In John’s Gospel, we hear this promise: “Truly, truly, I say to you, whoever believes in me will also do the works that I do; and greater works than these will he do…” (John 14:12) This promise is based on a declaration Jesus makes, earlier in the same chapter: “I am the way, and the truth, and the life. No one comes to the Father except through me.” (14:6) The “greater works” that Jesus promises, is based on the confession that He is “the way, the truth, and the life” – that we cannot know or do God’s work apart from him.

When we read “greater works”, we may wonder: “Greater than being resurrected from the dead? Than raising Lazarus from the dead? Than healing the paralytic through the faith of his friends?”, and so on. But “greater”, here, does not mean better than, mightier than – it means something more like “multiplication”: The Kingdom will advance, multiply, and grow from here, in Israel, to the ends of the earth, and one of the signs that the Kingdom is advancing, will be that God, through us, does what he did in Jesus: “Of the increase of his government and of peace there will be no end, … The zeal of the LORD of hosts will do this.” (Isaiah 9:7)

This is what we see at Lystra, in the miracle that God works through Paul: The man “crippled from birth” hears the Word, and Paul sees that he comes to the hearing of the Word in faith – in expectation. Paul sees the faith of the crippled man, and then the Spirit, through Paul, speaks the Word that accomplishes everything (Isaiah 55:11).

Our God is the one who heals (Exodus 15:26), and he heals by his Word. He can heal in a dramatic encounter, like the one we read about in Acts 14: Paul speaks, and it is done. And we know he heals through more ordinary, but no less miraculous means: The Word of God preached, Sunday by Sunday (Romans 10:14). Which should we seek – the extraordinary or the ordinary? Both. Because Jesus healed in both ways: In dramatic, miraculous encounters, and through “ordinary” teaching that revealed, healed, and transformed his hearers.

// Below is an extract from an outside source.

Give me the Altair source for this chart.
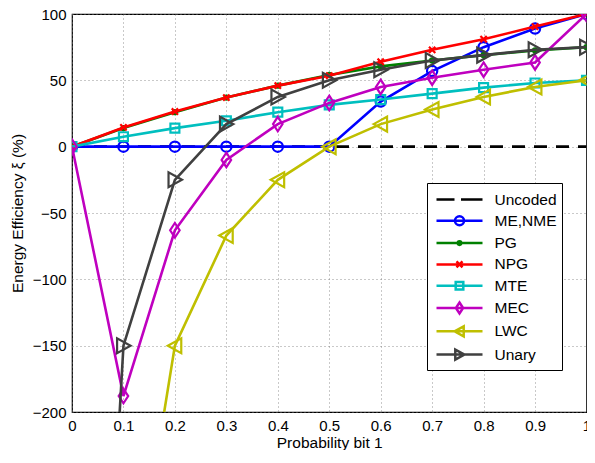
import altair as alt
import pandas as pd

# ---- data ----
x_vals = [0.0, 0.1, 0.2, 0.3, 0.4, 0.5, 0.6, 0.7, 0.8, 0.9, 1.0]
uncoded = [0, 0, 0, 0, 0, 0, 0, 0, 0, 0, 0]
me_nme = [0, 0, 0, 0, 0, 0, 34, 57, 75, 89, 100]
pg = [0, 14, 26, 37, 46, 54, 60.5, 65, 69, 72.5, 75]
npg = [0, 14.5, 26.5, 37, 46, 53.5, 64, 73, 81, 90.5, 100]
mte = [0, 7.5, 14, 19.5, 26, 31.5, 35.5, 40, 44.5, 48, 50]
mec = [0, -188, -63, -10, 17, 33, 45, 52, 58, 63.5, 100]
lwc_x = [0.1, 0.2, 0.3, 0.4, 0.5, 0.6, 0.7, 0.8, 0.9, 1.0]
lwc = [-390, -150, -67, -25, 0, 17, 28, 37.5, 45, 50]
unary = [-835, -150, -25, 17, 37.5, 50, 58, 65, 69, 73, 75]

series_names = ["Uncoded", "ME,NME", "PG", "NPG", "MTE", "MEC", "LWC", "Unary"]
series_colors = ["#000000", "#0000FF", "#008000", "#FF0000", "#00BFBF",
                 "#BF00BF", "#BFBF00", "#404040"]
x_ticks = [0, 0.1, 0.2, 0.3, 0.4, 0.5, 0.6, 0.7, 0.8, 0.9, 1]
y_ticks = [-200, -150, -100, -50, 0, 50, 100]

series_data = {
    "Uncoded": (x_vals, uncoded),
    "ME,NME": (x_vals, me_nme),
    "PG": (x_vals, pg),
    "NPG": (x_vals, npg),
    "MTE": (x_vals, mte),
    "MEC": (x_vals, mec),
    "LWC": (lwc_x, lwc),
    "Unary": (x_vals, unary),
}

rows = []
for name in series_names:
    xs, ys = series_data[name]
    for xv, yv in zip(xs, ys):
        rows.append({"series": name, "p": xv, "eff": yv})
df = pd.DataFrame(rows)

# marker shapes on the plot (custom paths, unit scaled by sqrt(size)/2)
CIRCLE = "circle"
XMARK = "M-1,-1L1,1M-1,1L1,-1"
SQUARE = "M-1,-1H1V1H-1Z"
DIAMOND = "M0,-1.45L0.95,0L0,1.45L-0.95,0Z"
TRI_LEFT = "M-1,0L0.9,-1.05L0.9,1.05Z"
TRI_RIGHT = "M1,0L-0.9,-1.05L-0.9,1.05Z"

marker_style = {
    "ME,NME": dict(shape=CIRCLE, size=105, filled=False),
    "PG": dict(shape=CIRCLE, size=40, filled=True),
    "NPG": dict(shape=XMARK, size=40, filled=False),
    "MTE": dict(shape=SQUARE, size=80, filled=False),
    "MEC": dict(shape=DIAMOND, size=100, filled=False),
    "LWC": dict(shape=TRI_LEFT, size=200, filled=False),
    "Unary": dict(shape=TRI_RIGHT, size=200, filled=False),
}

FONT = "Liberation Sans"
W, H = 514.5, 398

xscale = alt.Scale(domain=[0, 1], nice=False, zero=False)
yscale = alt.Scale(domain=[-200, 100], nice=False, zero=False)

xenc = alt.X("p:Q", scale=xscale, axis=alt.Axis(
    values=x_ticks, format="~g", title="Probability bit 1",
    grid=True, gridDash=[1, 3], gridColor="#777777", gridWidth=0.8,
    tickSize=0, labelPadding=6, domain=False,
    labelFontSize=15, titleFontSize=15.5, labelFont=FONT, titleFont=FONT,
    labelColor="black", titleColor="black", titleFontWeight="normal",
    titleY=38, titleBaseline="bottom", labelFlush=False))
yenc = alt.Y("eff:Q", scale=yscale, axis=alt.Axis(
    values=y_ticks, format="d", title="Energy Efficiency \u03be (%)",
    grid=True, gridDash=[1, 3], gridColor="#777777", gridWidth=0.8,
    tickSize=0, labelPadding=6, domain=False,
    labelFontSize=15, titleFontSize=15.5, labelFont=FONT, titleFont=FONT,
    labelColor="black", titleColor="black", titleFontWeight="normal",
    titleX=-55, titleBaseline="middle", labelFlush=False))

base = alt.Chart(df)
layers = []
for name, color in zip(series_names, series_colors):
    sub = base.transform_filter(alt.datum.series == name)
    if name == "Uncoded":
        layers.append(sub.mark_line(color=color, strokeWidth=2.8, strokeDash=[13, 9],
                                    clip=True).encode(x=xenc, y=yenc))
        continue
    layers.append(sub.mark_line(color=color, strokeWidth=2.6, clip=True).encode(
        x=xenc, y=yenc))
    st = marker_style[name]
    if st["filled"]:
        pt = sub.mark_point(shape=st["shape"], size=st["size"], filled=True,
                            color=color, opacity=1, clip=True)
    else:
        pt = sub.mark_point(shape=st["shape"], size=st["size"], filled=False,
                            color=color, strokeWidth=2.2, opacity=1, clip=True)
    layers.append(pt.encode(x=xenc, y=yenc))

# legend symbols: line segment + marker (unit = sqrt(size)/2 = 10 px)
legend_paths = [
    "M-2.3,0H-0.5M0.15,0H2.3",
    "M-2.3,0H2.3M0.45,0A0.45,0.45 0 1,1 -0.45,0A0.45,0.45 0 1,1 0.45,0",
    "M-2.3,0H2.3M0.18,0A0.18,0.18 0 1,1 -0.18,0A0.18,0.18 0 1,1 0.18,0",
    "M-2.3,0H2.3M-0.3,-0.3L0.3,0.3M-0.3,0.3L0.3,-0.3",
    "M-2.3,0H2.3M-0.38,-0.38H0.38V0.38H-0.38Z",
    "M-2.3,0H2.3M0,-0.55L0.36,0L0,0.55L-0.36,0Z",
    "M-2.3,0H2.3M-0.5,0L0.42,-0.5L0.42,0.5Z",
    "M-2.3,0H2.3M0.5,0L-0.42,-0.5L-0.42,0.5Z",
]
legend_df = pd.DataFrame({"series": series_names})
legend_layer = alt.Chart(legend_df).mark_point(opacity=0, filled=False).encode(
    color=alt.Color("series:N", scale=alt.Scale(domain=series_names, range=series_colors),
                    legend=alt.Legend(title=None, orient="none", legendX=355, legendY=169,
                                      titleFontSize=0, titlePadding=0,
                                      symbolSize=400, symbolStrokeWidth=2.5,
                                      symbolOpacity=1, symbolOffset=16, labelOffset=23.5,
                                      labelFontSize=15.5, labelFont=FONT, labelColor="black",
                                      strokeColor="black", fillColor="white", padding=5,
                                      rowPadding=1.3, labelLimit=300)),
    shape=alt.Shape("series:N", scale=alt.Scale(domain=series_names, range=legend_paths)),
)
layers.append(legend_layer)

chart = alt.layer(*layers).properties(
    width=W, height=H,
    autosize=alt.AutoSizeParams(type="none"),
    padding={"left": 64, "top": 6, "right": 0.5, "bottom": 38},
    background="white",
).configure_view(stroke="black", strokeWidth=1.2)

chart.save("out.html", embed_options={"renderer": "svg", "actions": False})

When we walk out the healing that begins in accepting Jesus as Lord and Savior, we know it is a life-long journey – we are not made perfect in this life, nor can we make ourselves that. Sunday by Sunday, that is the promise that God makes: By his Word, we will be healed, and we will grow in healing until we are raised again to new life, and are finally whole in the new heavens and the new earth.

Prayer: Lord, I know that I need healing. I am weary. I am sick. I need your help, and your hand to guide me. Please, reach down to me, and take me by the hand. Heal me, as you see fit – either all at once, or slowly, over time. But help me Lord to see in your church, the only place where I will receive your words of eternal life – your Word that saves, heals, restores, and empowers. Amen.